**REQUIRED TASK**
Without including any images, repeat the data exactly.

**DATA EXCERPT**

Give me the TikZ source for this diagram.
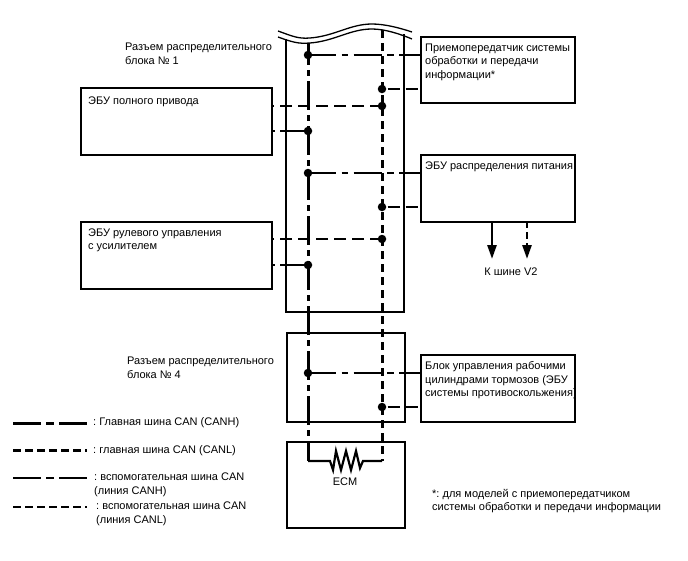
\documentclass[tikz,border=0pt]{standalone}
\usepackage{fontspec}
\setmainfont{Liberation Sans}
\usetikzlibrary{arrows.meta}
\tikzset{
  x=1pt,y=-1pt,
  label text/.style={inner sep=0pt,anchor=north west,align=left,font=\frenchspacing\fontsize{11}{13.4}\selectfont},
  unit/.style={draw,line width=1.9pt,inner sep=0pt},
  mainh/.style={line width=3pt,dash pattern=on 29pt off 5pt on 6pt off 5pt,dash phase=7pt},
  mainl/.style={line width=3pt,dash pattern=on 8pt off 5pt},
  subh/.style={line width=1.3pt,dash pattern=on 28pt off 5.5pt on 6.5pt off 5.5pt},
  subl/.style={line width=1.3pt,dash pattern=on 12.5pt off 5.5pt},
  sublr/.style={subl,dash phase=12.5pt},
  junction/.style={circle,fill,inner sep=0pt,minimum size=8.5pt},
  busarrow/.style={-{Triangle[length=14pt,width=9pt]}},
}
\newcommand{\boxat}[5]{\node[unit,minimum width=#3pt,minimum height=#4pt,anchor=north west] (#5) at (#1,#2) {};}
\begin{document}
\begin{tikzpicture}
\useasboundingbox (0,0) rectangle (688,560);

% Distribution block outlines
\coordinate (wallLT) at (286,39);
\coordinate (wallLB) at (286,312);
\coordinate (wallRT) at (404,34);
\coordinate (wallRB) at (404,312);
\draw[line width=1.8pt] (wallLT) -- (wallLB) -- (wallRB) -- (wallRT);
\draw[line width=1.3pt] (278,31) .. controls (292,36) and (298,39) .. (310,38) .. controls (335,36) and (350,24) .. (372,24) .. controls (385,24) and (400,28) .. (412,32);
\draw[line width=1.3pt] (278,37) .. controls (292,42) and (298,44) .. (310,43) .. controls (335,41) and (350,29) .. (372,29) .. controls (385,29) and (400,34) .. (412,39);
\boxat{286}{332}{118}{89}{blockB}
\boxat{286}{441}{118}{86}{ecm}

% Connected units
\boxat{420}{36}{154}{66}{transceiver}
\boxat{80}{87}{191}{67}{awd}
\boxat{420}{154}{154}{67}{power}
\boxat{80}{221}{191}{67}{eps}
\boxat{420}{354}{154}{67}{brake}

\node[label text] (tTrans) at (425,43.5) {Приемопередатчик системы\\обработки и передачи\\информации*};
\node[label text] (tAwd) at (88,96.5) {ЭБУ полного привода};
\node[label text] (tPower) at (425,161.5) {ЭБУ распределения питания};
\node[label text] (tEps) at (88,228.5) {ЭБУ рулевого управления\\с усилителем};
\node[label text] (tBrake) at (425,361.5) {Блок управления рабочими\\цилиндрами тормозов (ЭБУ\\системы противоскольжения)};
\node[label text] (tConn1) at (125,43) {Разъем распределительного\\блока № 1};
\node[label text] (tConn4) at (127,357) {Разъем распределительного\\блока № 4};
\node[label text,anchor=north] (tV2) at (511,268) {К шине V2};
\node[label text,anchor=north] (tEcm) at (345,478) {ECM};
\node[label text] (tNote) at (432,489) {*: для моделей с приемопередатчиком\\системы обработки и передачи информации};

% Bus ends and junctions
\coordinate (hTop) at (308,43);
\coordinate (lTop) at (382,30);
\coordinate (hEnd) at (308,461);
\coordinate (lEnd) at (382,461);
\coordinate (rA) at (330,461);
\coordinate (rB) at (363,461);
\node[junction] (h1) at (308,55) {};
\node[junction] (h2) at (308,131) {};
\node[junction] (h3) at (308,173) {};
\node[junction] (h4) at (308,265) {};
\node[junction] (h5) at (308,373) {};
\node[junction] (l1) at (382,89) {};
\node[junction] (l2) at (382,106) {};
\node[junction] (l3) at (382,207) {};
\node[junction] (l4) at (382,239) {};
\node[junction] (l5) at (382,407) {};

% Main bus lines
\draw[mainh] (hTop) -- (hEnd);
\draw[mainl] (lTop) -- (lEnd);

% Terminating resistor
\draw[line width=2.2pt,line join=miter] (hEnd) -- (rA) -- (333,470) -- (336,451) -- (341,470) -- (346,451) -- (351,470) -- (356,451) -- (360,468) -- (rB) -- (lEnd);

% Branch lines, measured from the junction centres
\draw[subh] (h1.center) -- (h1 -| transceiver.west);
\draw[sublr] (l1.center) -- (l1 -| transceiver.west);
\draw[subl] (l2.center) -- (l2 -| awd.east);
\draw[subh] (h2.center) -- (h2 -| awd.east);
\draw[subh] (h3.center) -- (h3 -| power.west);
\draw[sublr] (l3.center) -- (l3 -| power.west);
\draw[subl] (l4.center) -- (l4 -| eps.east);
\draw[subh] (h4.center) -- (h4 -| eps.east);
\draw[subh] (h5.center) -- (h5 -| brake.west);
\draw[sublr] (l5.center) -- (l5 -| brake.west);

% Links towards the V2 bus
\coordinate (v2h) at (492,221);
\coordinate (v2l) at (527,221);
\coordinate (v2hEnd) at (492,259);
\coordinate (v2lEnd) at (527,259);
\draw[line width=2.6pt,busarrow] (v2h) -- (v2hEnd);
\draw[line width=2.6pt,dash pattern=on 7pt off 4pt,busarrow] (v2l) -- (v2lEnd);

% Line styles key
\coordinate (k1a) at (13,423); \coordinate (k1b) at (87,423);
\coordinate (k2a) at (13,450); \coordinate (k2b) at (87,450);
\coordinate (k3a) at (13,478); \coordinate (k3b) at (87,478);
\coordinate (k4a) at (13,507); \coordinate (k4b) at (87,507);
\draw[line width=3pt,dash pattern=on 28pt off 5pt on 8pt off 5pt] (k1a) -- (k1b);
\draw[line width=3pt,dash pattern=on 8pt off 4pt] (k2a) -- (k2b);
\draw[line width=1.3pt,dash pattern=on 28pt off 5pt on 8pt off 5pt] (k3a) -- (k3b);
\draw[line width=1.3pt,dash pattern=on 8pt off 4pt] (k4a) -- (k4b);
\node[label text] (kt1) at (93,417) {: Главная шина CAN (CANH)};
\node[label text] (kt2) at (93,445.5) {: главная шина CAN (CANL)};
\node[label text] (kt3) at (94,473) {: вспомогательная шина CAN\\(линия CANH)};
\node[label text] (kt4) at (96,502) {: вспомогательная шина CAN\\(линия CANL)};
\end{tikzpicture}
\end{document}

**TASK SOLUTION**
Give me the TikZ source for this diagram.
\documentclass[tikz,border=0pt]{standalone}
\usepackage{fontspec}
\setmainfont{Liberation Sans}
\usetikzlibrary{arrows.meta}
\tikzset{
  x=1pt,y=-1pt,
  label text/.style={inner sep=0pt,anchor=north west,align=left,font=\frenchspacing\fontsize{11}{13.4}\selectfont},
  unit/.style={draw,line width=1.9pt,inner sep=0pt},
  mainh/.style={line width=3pt,dash pattern=on 29pt off 5pt on 6pt off 5pt,dash phase=7pt},
  mainl/.style={line width=3pt,dash pattern=on 8pt off 5pt},
  subh/.style={line width=1.3pt,dash pattern=on 28pt off 5.5pt on 6.5pt off 5.5pt},
  subl/.style={line width=1.3pt,dash pattern=on 12.5pt off 5.5pt},
  sublr/.style={subl,dash phase=12.5pt},
  junction/.style={circle,fill,inner sep=0pt,minimum size=8.5pt},
  busarrow/.style={-{Triangle[length=14pt,width=9pt]}},
}
\newcommand{\boxat}[5]{\node[unit,minimum width=#3pt,minimum height=#4pt,anchor=north west] (#5) at (#1,#2) {};}
\begin{document}
\begin{tikzpicture}
\useasboundingbox (0,0) rectangle (688,560);

% Distribution block outlines
\coordinate (wallLT) at (286,39);
\coordinate (wallLB) at (286,312);
\coordinate (wallRT) at (404,34);
\coordinate (wallRB) at (404,312);
\draw[line width=1.8pt] (wallLT) -- (wallLB) -- (wallRB) -- (wallRT);
\draw[line width=1.3pt] (278,31) .. controls (292,36) and (298,39) .. (310,38) .. controls (335,36) and (350,24) .. (372,24) .. controls (385,24) and (400,28) .. (412,32);
\draw[line width=1.3pt] (278,37) .. controls (292,42) and (298,44) .. (310,43) .. controls (335,41) and (350,29) .. (372,29) .. controls (385,29) and (400,34) .. (412,39);
\boxat{286}{332}{118}{89}{blockB}
\boxat{286}{441}{118}{86}{ecm}

% Connected units
\boxat{420}{36}{154}{66}{transceiver}
\boxat{80}{87}{191}{67}{awd}
\boxat{420}{154}{154}{67}{power}
\boxat{80}{221}{191}{67}{eps}
\boxat{420}{354}{154}{67}{brake}

\node[label text] (tTrans) at (425,43.5) {Приемопередатчик системы\\обработки и передачи\\информации*};
\node[label text] (tAwd) at (88,96.5) {ЭБУ полного привода};
\node[label text] (tPower) at (425,161.5) {ЭБУ распределения питания};
\node[label text] (tEps) at (88,228.5) {ЭБУ рулевого управления\\с усилителем};
\node[label text] (tBrake) at (425,361.5) {Блок управления рабочими\\цилиндрами тормозов (ЭБУ\\системы противоскольжения)};
\node[label text] (tConn1) at (125,43) {Разъем распределительного\\блока № 1};
\node[label text] (tConn4) at (127,357) {Разъем распределительного\\блока № 4};
\node[label text,anchor=north] (tV2) at (511,268) {К шине V2};
\node[label text,anchor=north] (tEcm) at (345,478) {ECM};
\node[label text] (tNote) at (432,489) {*: для моделей с приемопередатчиком\\системы обработки и передачи информации};

% Bus ends and junctions
\coordinate (hTop) at (308,43);
\coordinate (lTop) at (382,30);
\coordinate (hEnd) at (308,461);
\coordinate (lEnd) at (382,461);
\coordinate (rA) at (330,461);
\coordinate (rB) at (363,461);
\node[junction] (h1) at (308,55) {};
\node[junction] (h2) at (308,131) {};
\node[junction] (h3) at (308,173) {};
\node[junction] (h4) at (308,265) {};
\node[junction] (h5) at (308,373) {};
\node[junction] (l1) at (382,89) {};
\node[junction] (l2) at (382,106) {};
\node[junction] (l3) at (382,207) {};
\node[junction] (l4) at (382,239) {};
\node[junction] (l5) at (382,407) {};

% Main bus lines
\draw[mainh] (hTop) -- (hEnd);
\draw[mainl] (lTop) -- (lEnd);

% Terminating resistor
\draw[line width=2.2pt,line join=miter] (hEnd) -- (rA) -- (333,470) -- (336,451) -- (341,470) -- (346,451) -- (351,470) -- (356,451) -- (360,468) -- (rB) -- (lEnd);

% Branch lines, measured from the junction centres
\draw[subh] (h1.center) -- (h1 -| transceiver.west);
\draw[sublr] (l1.center) -- (l1 -| transceiver.west);
\draw[subl] (l2.center) -- (l2 -| awd.east);
\draw[subh] (h2.center) -- (h2 -| awd.east);
\draw[subh] (h3.center) -- (h3 -| power.west);
\draw[sublr] (l3.center) -- (l3 -| power.west);
\draw[subl] (l4.center) -- (l4 -| eps.east);
\draw[subh] (h4.center) -- (h4 -| eps.east);
\draw[subh] (h5.center) -- (h5 -| brake.west);
\draw[sublr] (l5.center) -- (l5 -| brake.west);

% Links towards the V2 bus
\coordinate (v2h) at (492,221);
\coordinate (v2l) at (527,221);
\coordinate (v2hEnd) at (492,259);
\coordinate (v2lEnd) at (527,259);
\draw[line width=2.6pt,busarrow] (v2h) -- (v2hEnd);
\draw[line width=2.6pt,dash pattern=on 7pt off 4pt,busarrow] (v2l) -- (v2lEnd);

% Line styles key
\coordinate (k1a) at (13,423); \coordinate (k1b) at (87,423);
\coordinate (k2a) at (13,450); \coordinate (k2b) at (87,450);
\coordinate (k3a) at (13,478); \coordinate (k3b) at (87,478);
\coordinate (k4a) at (13,507); \coordinate (k4b) at (87,507);
\draw[line width=3pt,dash pattern=on 28pt off 5pt on 8pt off 5pt] (k1a) -- (k1b);
\draw[line width=3pt,dash pattern=on 8pt off 4pt] (k2a) -- (k2b);
\draw[line width=1.3pt,dash pattern=on 28pt off 5pt on 8pt off 5pt] (k3a) -- (k3b);
\draw[line width=1.3pt,dash pattern=on 8pt off 4pt] (k4a) -- (k4b);
\node[label text] (kt1) at (93,417) {: Главная шина CAN (CANH)};
\node[label text] (kt2) at (93,445.5) {: главная шина CAN (CANL)};
\node[label text] (kt3) at (94,473) {: вспомогательная шина CAN\\(линия CANH)};
\node[label text] (kt4) at (96,502) {: вспомогательная шина CAN\\(линия CANL)};
\end{tikzpicture}
\end{document}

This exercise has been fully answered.